PS: I was twenty minutes late due to SUV/Kid dropoff this morning. TAKE THE FUCKING BUS.


tommyrot - Feb 02, 2010 7:02:11 am PST #5592 of 30001
Sir, it's not an offence to let your cat eat your bacon. Okay? And we don't arrest cats, I'm very sorry.

Bacon Flavored Popcorn

Bacon POP combines the comfort and flavor of yester-year food with the convenience of today’s microwave. Because in 5 minutes or less you’ll be enjoying a savory, delicious mix of bacon, butter and premium popcorn that’s designed for maximum eatability and anytime snacking. How’s that for convenience?

Some offices actually ask employees not to heat up popcorn in the company microwave because of it’s enticing and alluring smell. Now multiply that by the power of bacon and you’ll be driving everyone up the wall with BaconPOP. Enjoy eating your BaconPOP as you watch your co-workers be resuscitated from choking on their own.
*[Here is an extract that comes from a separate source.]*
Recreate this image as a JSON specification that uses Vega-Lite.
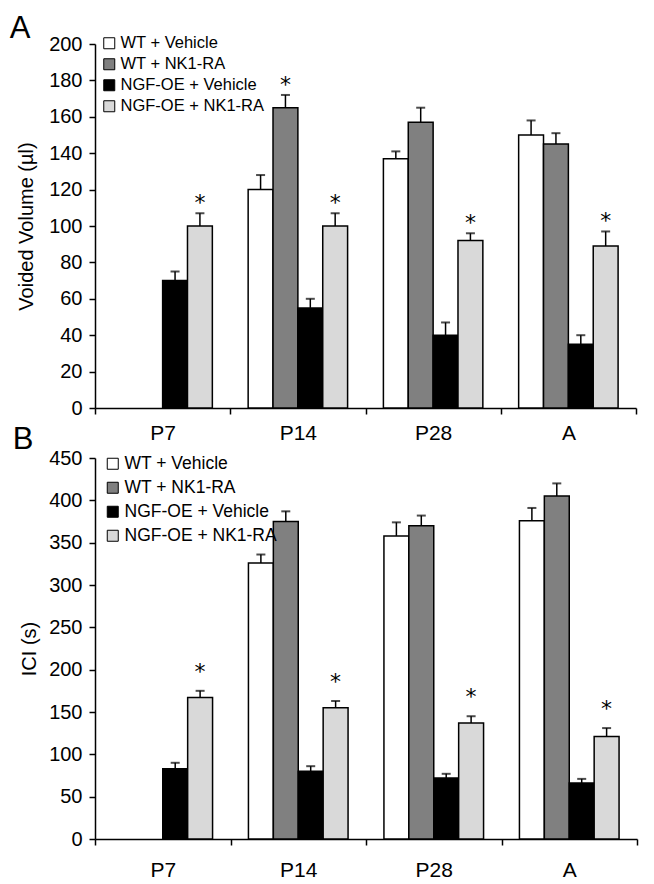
{
  "$schema": "https://vega.github.io/schema/vega-lite/v6.json",
  "background": "white",
  "padding": {"left": 9, "top": 13, "right": 5, "bottom": 5},
  "bounds": "flush",
  "spacing": 50,
  "config": {
    "font": "Liberation Sans",
    "view": {"stroke": null},
    "axis": {"domainColor": "black", "domainWidth": 1.5, "tickColor": "black", "tickWidth": 1.5, "tickSize": 6, "labelColor": "black", "labelFont": "Liberation Sans", "labelFontSize": 20, "labelOverlap": false, "titleColor": "black", "titleFont": "Liberation Sans", "titleFontSize": 20, "titleFontWeight": "normal", "grid": false},
    "legend": {"orient": "none", "title": null, "symbolType": "square", "symbolSize": 121, "symbolStrokeColor": "black", "symbolStrokeWidth": 1, "symbolOpacity": 1, "labelColor": "black", "labelFont": "Liberation Sans", "labelOffset": 3}
  },
  "resolve": {"scale": {"x": "independent", "y": "independent", "color": "independent", "xOffset": "independent"}, "legend": {"color": "independent"}},
  "datasets": {
    "vv": [
      {"period": "P7", "group": "NGF-OE + Vehicle", "value": 70, "err": 75, "star": false},
      {"period": "P7", "group": "NGF-OE + NK1-RA", "value": 100, "err": 107, "star": true},
      {"period": "P14", "group": "WT + Vehicle", "value": 120, "err": 128, "star": false},
      {"period": "P14", "group": "WT + NK1-RA", "value": 165, "err": 172, "star": true},
      {"period": "P14", "group": "NGF-OE + Vehicle", "value": 55, "err": 60, "star": false},
      {"period": "P14", "group": "NGF-OE + NK1-RA", "value": 100, "err": 107, "star": true},
      {"period": "P28", "group": "WT + Vehicle", "value": 137, "err": 141, "star": false},
      {"period": "P28", "group": "WT + NK1-RA", "value": 157, "err": 165, "star": false},
      {"period": "P28", "group": "NGF-OE + Vehicle", "value": 40, "err": 47, "star": false},
      {"period": "P28", "group": "NGF-OE + NK1-RA", "value": 92, "err": 96, "star": true},
      {"period": "A", "group": "WT + Vehicle", "value": 150, "err": 158, "star": false},
      {"period": "A", "group": "WT + NK1-RA", "value": 145, "err": 151, "star": false},
      {"period": "A", "group": "NGF-OE + Vehicle", "value": 35, "err": 40, "star": false},
      {"period": "A", "group": "NGF-OE + NK1-RA", "value": 89, "err": 97, "star": true}
    ],
    "ici": [
      {"period": "P7", "group": "NGF-OE + Vehicle", "value": 83, "err": 90, "star": false},
      {"period": "P7", "group": "NGF-OE + NK1-RA", "value": 167, "err": 175, "star": true},
      {"period": "P14", "group": "WT + Vehicle", "value": 326, "err": 336, "star": false},
      {"period": "P14", "group": "WT + NK1-RA", "value": 375, "err": 387, "star": false},
      {"period": "P14", "group": "NGF-OE + Vehicle", "value": 80, "err": 86, "star": false},
      {"period": "P14", "group": "NGF-OE + NK1-RA", "value": 155, "err": 163, "star": true},
      {"period": "P28", "group": "WT + Vehicle", "value": 358, "err": 374, "star": false},
      {"period": "P28", "group": "WT + NK1-RA", "value": 370, "err": 382, "star": false},
      {"period": "P28", "group": "NGF-OE + Vehicle", "value": 72, "err": 77, "star": false},
      {"period": "P28", "group": "NGF-OE + NK1-RA", "value": 137, "err": 145, "star": true},
      {"period": "A", "group": "WT + Vehicle", "value": 376, "err": 391, "star": false},
      {"period": "A", "group": "WT + NK1-RA", "value": 405, "err": 420, "star": false},
      {"period": "A", "group": "NGF-OE + Vehicle", "value": 66, "err": 71, "star": false},
      {"period": "A", "group": "NGF-OE + NK1-RA", "value": 121, "err": 131, "star": true}
    ]
  },
  "vconcat": [
    {
      "title": {"text": "A", "anchor": "start", "frame": "bounds", "fontSize": 31, "fontWeight": "normal", "color": "black", "font": "Liberation Sans", "offset": 0, "dx": -7, "dy": 11},
      "width": 541,
      "height": 364,
      "data": {"name": "vv"},
      "encoding": {
        "x": {"field": "period", "type": "nominal", "sort": ["P7", "P14", "P28", "A"], "scale": {"paddingInner": 0, "paddingOuter": 0}, "axis": {"title": null, "labelAngle": 0, "tickBand": "extent", "labelPadding": 8, "labelFontSize": 21}},
        "xOffset": {"field": "group", "type": "nominal", "scale": {"domain": ["WT + Vehicle", "WT + NK1-RA", "NGF-OE + Vehicle", "NGF-OE + NK1-RA"], "paddingInner": 0, "paddingOuter": 0.72}}
      },
      "layer": [
        {
          "mark": {"type": "bar", "stroke": "black", "strokeWidth": 1.5},
          "encoding": {
            "y": {"field": "value", "type": "quantitative", "title": "Voided Volume (µl)", "scale": {"domain": [0, 200]}, "axis": {"values": [0, 20, 40, 60, 80, 100, 120, 140, 160, 180, 200], "labelOverlap": false, "labelPadding": 7, "titlePadding": 12}},
            "color": {"field": "group", "type": "nominal", "scale": {"domain": ["WT + Vehicle", "WT + NK1-RA", "NGF-OE + Vehicle", "NGF-OE + NK1-RA"], "range": ["#ffffff", "#808080", "#000000", "#d9d9d9"]}, "legend": {"legendX": 6, "legendY": -9, "labelFontSize": 16.5, "rowPadding": 4}}
          }
        },
        {
          "mark": {"type": "rule", "color": "black", "strokeWidth": 1.5},
          "encoding": {"y": {"field": "value", "type": "quantitative", "title": "Voided Volume (µl)", "scale": {"domain": [0, 200]}, "axis": {"values": [0, 20, 40, 60, 80, 100, 120, 140, 160, 180, 200], "labelOverlap": false, "labelPadding": 7, "titlePadding": 12}}, "y2": {"field": "err"}}
        },
        {
          "mark": {"type": "tick", "orient": "horizontal", "color": "black", "thickness": 2, "size": 9},
          "encoding": {"y": {"field": "err", "type": "quantitative", "title": "Voided Volume (µl)", "scale": {"domain": [0, 200]}, "axis": {"values": [0, 20, 40, 60, 80, 100, 120, 140, 160, 180, 200], "labelOverlap": false, "labelPadding": 7, "titlePadding": 12}}}
        },
        {
          "transform": [{"filter": "datum.star"}],
          "mark": {"type": "text", "text": "*", "fontSize": 22, "baseline": "alphabetic", "dy": -3, "color": "black", "font": "DejaVu Sans"},
          "encoding": {"y": {"field": "err", "type": "quantitative", "title": "Voided Volume (µl)", "scale": {"domain": [0, 200]}, "axis": {"values": [0, 20, 40, 60, 80, 100, 120, 140, 160, 180, 200], "labelOverlap": false, "labelPadding": 7, "titlePadding": 12}}}
        }
      ]
    },
    {
      "title": {"text": "B", "anchor": "start", "frame": "bounds", "fontSize": 31, "fontWeight": "normal", "color": "black", "font": "Liberation Sans", "offset": 0, "dx": -7, "dy": 8},
      "width": 542,
      "height": 381,
      "data": {"name": "ici"},
      "encoding": {
        "x": {"field": "period", "type": "nominal", "sort": ["P7", "P14", "P28", "A"], "scale": {"paddingInner": 0, "paddingOuter": 0}, "axis": {"title": null, "labelAngle": 0, "tickBand": "extent", "labelPadding": 14, "labelFontSize": 21}},
        "xOffset": {"field": "group", "type": "nominal", "scale": {"domain": ["WT + Vehicle", "WT + NK1-RA", "NGF-OE + Vehicle", "NGF-OE + NK1-RA"], "paddingInner": 0, "paddingOuter": 0.72}}
      },
      "layer": [
        {
          "mark": {"type": "bar", "stroke": "black", "strokeWidth": 1.5},
          "encoding": {
            "y": {"field": "value", "type": "quantitative", "title": "ICI (s)", "scale": {"domain": [0, 450]}, "axis": {"values": [0, 50, 100, 150, 200, 250, 300, 350, 400, 450], "labelOverlap": false, "labelPadding": 7, "titlePadding": 9}},
            "color": {"field": "group", "type": "nominal", "scale": {"domain": ["WT + Vehicle", "WT + NK1-RA", "NGF-OE + Vehicle", "NGF-OE + NK1-RA"], "range": ["#ffffff", "#808080", "#000000", "#d9d9d9"]}, "legend": {"legendX": 9, "legendY": -3, "labelFontSize": 17.5, "rowPadding": 5}}
          }
        },
        {
          "mark": {"type": "rule", "color": "black", "strokeWidth": 1.5},
          "encoding": {"y": {"field": "value", "type": "quantitative", "title": "ICI (s)", "scale": {"domain": [0, 450]}, "axis": {"values": [0, 50, 100, 150, 200, 250, 300, 350, 400, 450], "labelOverlap": false, "labelPadding": 7, "titlePadding": 9}}, "y2": {"field": "err"}}
        },
        {
          "mark": {"type": "tick", "orient": "horizontal", "color": "black", "thickness": 2, "size": 9},
          "encoding": {"y": {"field": "err", "type": "quantitative", "title": "ICI (s)", "scale": {"domain": [0, 450]}, "axis": {"values": [0, 50, 100, 150, 200, 250, 300, 350, 400, 450], "labelOverlap": false, "labelPadding": 7, "titlePadding": 9}}}
        },
        {
          "transform": [{"filter": "datum.star"}],
          "mark": {"type": "text", "text": "*", "fontSize": 22, "baseline": "alphabetic", "dy": -12, "color": "black", "font": "DejaVu Sans"},
          "encoding": {"y": {"field": "err", "type": "quantitative", "title": "ICI (s)", "scale": {"domain": [0, 450]}, "axis": {"values": [0, 50, 100, 150, 200, 250, 300, 350, 400, 450], "labelOverlap": false, "labelPadding": 7, "titlePadding": 9}}}
        }
      ]
    }
  ]
}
Connie Neil - Feb 02, 2010 7:03:51 am PST #5593 of 30001
brillig

TAKE THE FUCKING BUS.

But--*those* sort of people ride the bus! You know ... *those* people. Who aren't *our* people. You don't want Precious Princess to be known as a bus-riding type of person, do you?

(heard too many local comments about why people don't want to ride the bus, which is why our public transit sucks)


§ ita § - Feb 02, 2010 7:05:13 am PST #5594 of 30001
Well not canonically, no, but this is transformative fiction.

Some offices actually ask employees not to heat up popcorn in the company microwave because of it’s enticing and alluring smell

I worked in a place like that. At my first CA job I had to ask the guys near me not to pop popcorn because his slightly burnt organic popcorn gave me a migraine.

I bet the bacon popcorn stuff is teh nast.


§ ita § - Feb 02, 2010 7:06:14 am PST #5595 of 30001
Well not canonically, no, but this is transformative fiction.

Honey smacks:

Last time I rode the bus, the people smelt really bad. The busses in my neighbourhood are perfectly fine. Downtown LA...Imma cab it.


tommyrot - Feb 02, 2010 7:07:53 am PST #5596 of 30001
Sir, it's not an offence to let your cat eat your bacon. Okay? And we don't arrest cats, I'm very sorry.

My family gave me a "Bad Cat" desk calendar for X-mas. Today's "Bad Cat" has a picture of an unhappy cat with the caption, "The more you look at me, the bigger my migraine gets."

ita, I'll send it to you if you want, but I don't know if you're the kind of person who identifies with captioned pictures of cats....


Cashmere - Feb 02, 2010 7:08:29 am PST #5597 of 30001
Now tagless for your comfort.

The bacon department at Think Geek is fully stocked with bacon popcorn. I'm tempted to try the Baconnaise. Or the Canned Tactical Bacon.